Figure 3. Expression of Sox9 and Pdx1 in acinar cells of p27^CK− and p27−/− pancreas

A.-B. Sections of paraffin-embedded pancreas from p27+/+, p27−/−, and p27^CK−/CK− mice were stained for E-Cadherin and Sox9 A. or E-Cadherin and Pdx1 B. DNA was stained with Hoechst. All images were acquired using a 60x objective. The graphs display the percentage of p27+/+ (n = 15), p27^CK−/CK− (n = 19) and p27−/− (n = 19) pancreas with Sox9 expression A. and Pdx1 expression B. Mice were considered positive for Sox9 when more than a half of the pancreas expressed Sox9. Mice were considered positive for Pdx1 when more than a quarter of the pancreas expressed Pdx1.

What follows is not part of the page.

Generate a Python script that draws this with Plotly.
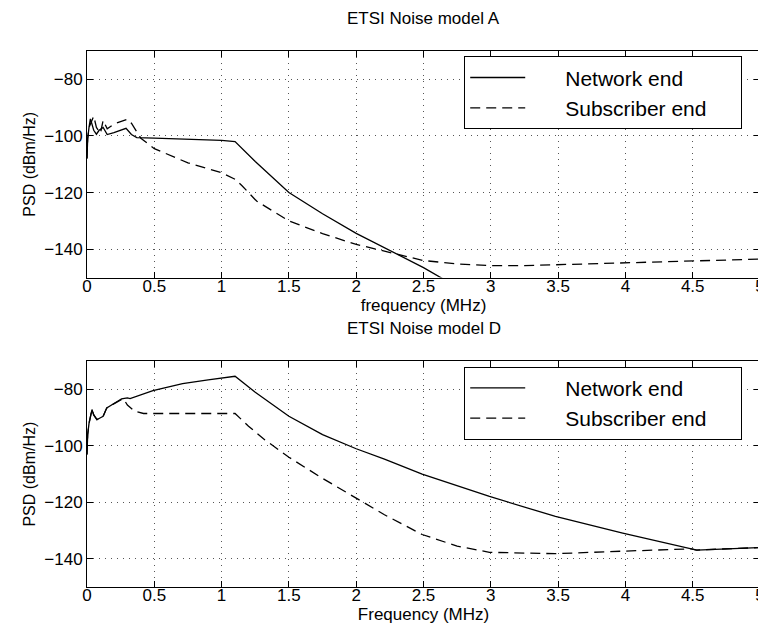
import plotly.graph_objects as go

# ---- Data: ETSI Noise model A ----
freq_A_net = [0, 0.005, 0.015, 0.025, 0.035, 0.05, 0.07, 0.09, 0.12, 0.15, 0.2, 0.25, 0.29,
              0.33, 0.37, 0.5, 0.75, 1.0, 1.1, 1.25, 1.5, 1.75, 2.0, 2.25, 2.5, 2.7]
psd_A_net = [-108, -101, -97, -94, -95.5, -98, -99.4, -98, -97, -99.5, -98.8, -98, -97.3,
             -99.5, -100.6, -100.8, -101.1, -101.6, -102, -109, -120, -127.5, -134.4, -140.5, -146.5, -152]

freq_A_sub = [0, 0.005, 0.015, 0.03, 0.05, 0.07, 0.1, 0.12, 0.15, 0.2, 0.25, 0.3, 0.33, 0.36,
              0.4, 0.5, 0.75, 1.0, 1.1, 1.15, 1.26, 1.5, 1.75, 2.0, 2.3, 2.5, 2.75, 3.0, 3.25,
              3.5, 4.0, 4.5, 5.0]
psd_A_sub = [-108, -101, -97, -95, -93, -97, -99, -94.5, -97.5, -95.8, -95, -94.1, -95.5, -98,
             -100.8, -104.5, -109.5, -113, -115.3, -117.5, -123, -130, -134.5, -138.3, -141.8,
             -144, -145.2, -145.8, -145.8, -145.5, -144.8, -144.2, -143.5]

# ---- Data: ETSI Noise model D ----
freq_D_net = [0, 0.005, 0.015, 0.025, 0.037, 0.05, 0.074, 0.1, 0.12, 0.147, 0.2, 0.257, 0.3,
              0.32, 0.49, 0.71, 0.9, 1.1, 1.25, 1.5, 1.75, 2.0, 2.21, 2.49, 2.99, 3.48, 3.98,
              4.49, 4.53, 5.0]
psd_D_net = [-103, -96, -92, -89, -87.1, -89, -90.7, -90, -89.5, -86.5, -85, -83.3, -83,
             -83.2, -80.4, -77.9, -76.6, -75.3, -81, -89.5, -96, -101, -104.7, -110, -117.9,
             -125, -130.9, -136.5, -136.9, -136]

freq_D_sub = [0, 0.005, 0.015, 0.025, 0.037, 0.05, 0.074, 0.1, 0.12, 0.147, 0.2, 0.257, 0.27,
              0.3, 0.355, 0.42, 0.7, 1.0, 1.1, 1.2, 1.32, 1.5, 1.75, 2.0, 2.21, 2.49, 2.75,
              2.99, 3.48, 3.98, 4.49, 4.53, 5.0]
psd_D_sub = [-103, -96, -92, -89, -87.1, -89, -90.7, -90, -89.5, -86.5, -85, -83.3, -83.2,
             -85.5, -87.7, -88.5, -88.4, -88.3, -88.5, -93, -97.8, -104, -111.5, -118.5,
             -124.4, -131.4, -135.5, -137.7, -138.2, -137.3, -136.5, -136.9, -136]

x_ticks = [0, 0.5, 1, 1.5, 2, 2.5, 3, 3.5, 4, 4.5, 5]
y_ticks = [-140, -120, -100, -80]

NB = "\u00a0"
name_net = NB * 6 + "Network end"
name_sub = NB * 6 + "Subscriber end" + NB * 5

FONT = "Liberation Sans, Arial, Helvetica, sans-serif"
solid = dict(color="black", width=1.3)
dashed = dict(color="black", width=1.3, dash="10px,6px")

fig = go.Figure()
fig.add_trace(go.Scatter(x=freq_A_net, y=psd_A_net, mode="lines", line=solid,
                         name=name_net, xaxis="x", yaxis="y", legend="legend"))
fig.add_trace(go.Scatter(x=freq_A_sub, y=psd_A_sub, mode="lines", line=dashed,
                         name=name_sub, xaxis="x", yaxis="y", legend="legend"))
fig.add_trace(go.Scatter(x=freq_D_net, y=psd_D_net, mode="lines", line=solid,
                         name=name_net, xaxis="x2", yaxis="y2", legend="legend2"))
fig.add_trace(go.Scatter(x=freq_D_sub, y=psd_D_sub, mode="lines", line=dashed,
                         name=name_sub, xaxis="x2", yaxis="y2", legend="legend2"))

axis_common = dict(
    showline=True, linecolor="black", linewidth=1, mirror="ticks",
    ticks="inside", ticklen=6, tickcolor="black", tickwidth=1,
    showgrid=True, gridcolor="#555555", griddash="1px,5px", gridwidth=1,
    zeroline=False, tickfont=dict(family=FONT, size=17, color="black"),
    ticklabeloverflow="allow",
)
xaxis_common = dict(axis_common, ticklabelstandoff=-7)

legend_common = dict(xanchor="left", yanchor="top", bgcolor="white",
                     bordercolor="black", borderwidth=1, font=dict(size=21, family=FONT),
                     itemwidth=55, tracegroupgap=0)

fig.update_layout(
    width=766, height=625,
    margin=dict(l=79, r=9, t=43, b=46),
    paper_bgcolor="white", plot_bgcolor="white",
    font=dict(family=FONT, color="black"),
    xaxis=dict(xaxis_common, range=[0, 5], tickvals=x_ticks, anchor="y", domain=[0, 1],
               title=dict(text="frequency (MHz)", font=dict(size=17), standoff=3)),
    yaxis=dict(axis_common, range=[-150, -70], tickvals=y_ticks, anchor="x", domain=[0.5774, 1.0],
               title=dict(text="PSD (dBm/Hz)", font=dict(size=16), standoff=4)),
    xaxis2=dict(xaxis_common, range=[0, 5], tickvals=x_ticks, anchor="y2", domain=[0, 1],
                title=dict(text="Frequency (MHz)", font=dict(size=17), standoff=3)),
    yaxis2=dict(axis_common, range=[-150, -70], tickvals=y_ticks, anchor="x2", domain=[0, 0.4211],
                title=dict(text="PSD (dBm/Hz)", font=dict(size=16), standoff=4)),
    legend=dict(legend_common, x=0.5605, y=0.99),
    legend2=dict(legend_common, x=0.5605, y=0.411),
    annotations=[
        dict(text="ETSI Noise model A", x=0.5, xref="paper", y=1.0, yref="paper",
             yanchor="bottom", yshift=21, showarrow=False, font=dict(size=17, family=FONT)),
        dict(text="ETSI Noise model D", x=0.5, xref="paper", y=0.4211, yref="paper",
             yanchor="bottom", yshift=21, showarrow=False, font=dict(size=17, family=FONT)),
    ],
)

fig.write_html("out.html")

Figure 4. p27 represses transcription of Sox9 in a CDK dependent manner

A. Schematic of the reporter construct used in transcription reporter assays. The Sox9 promoter is cloned upstream of destabilized GFP (half-life of approximately 1 h). B.-C. 293 cells were co-transfected with the Sox9 reporter construct or a control reporter construct in which the GAPDH promoter is cloned upstream of GFP and the indicated amount of p27 B. or p27CK- C. The amount of DNA transfected was normalized using a plasmid encoding β-Gal. Fluorescence levels were monitored and quantified using an Incucyte FLR on 25 images in each well. The graphs in B and C represent the mean fluorescence intensity of the Sox9 promoter normalized to that of the GAPDH promoter in the same condition from six (p27) and five (p27^CK−) independent experiments. Data were compared by ANOVA followed by Neuman-Keuls multiple comparison test, ** = p < 0.01. D. A chromatin immunoprecipitation (ChIP) analysis was performed to determine if p27 could bind the Sox9 promoter in vivo in various cell lines. PCR products using primers specific for the Sox9 promoter were separated on an agarose gel. For each cell line, PCRs were performed on a fraction of the input and DNA from ChIPs with anti-p27 or isotype control antibodies.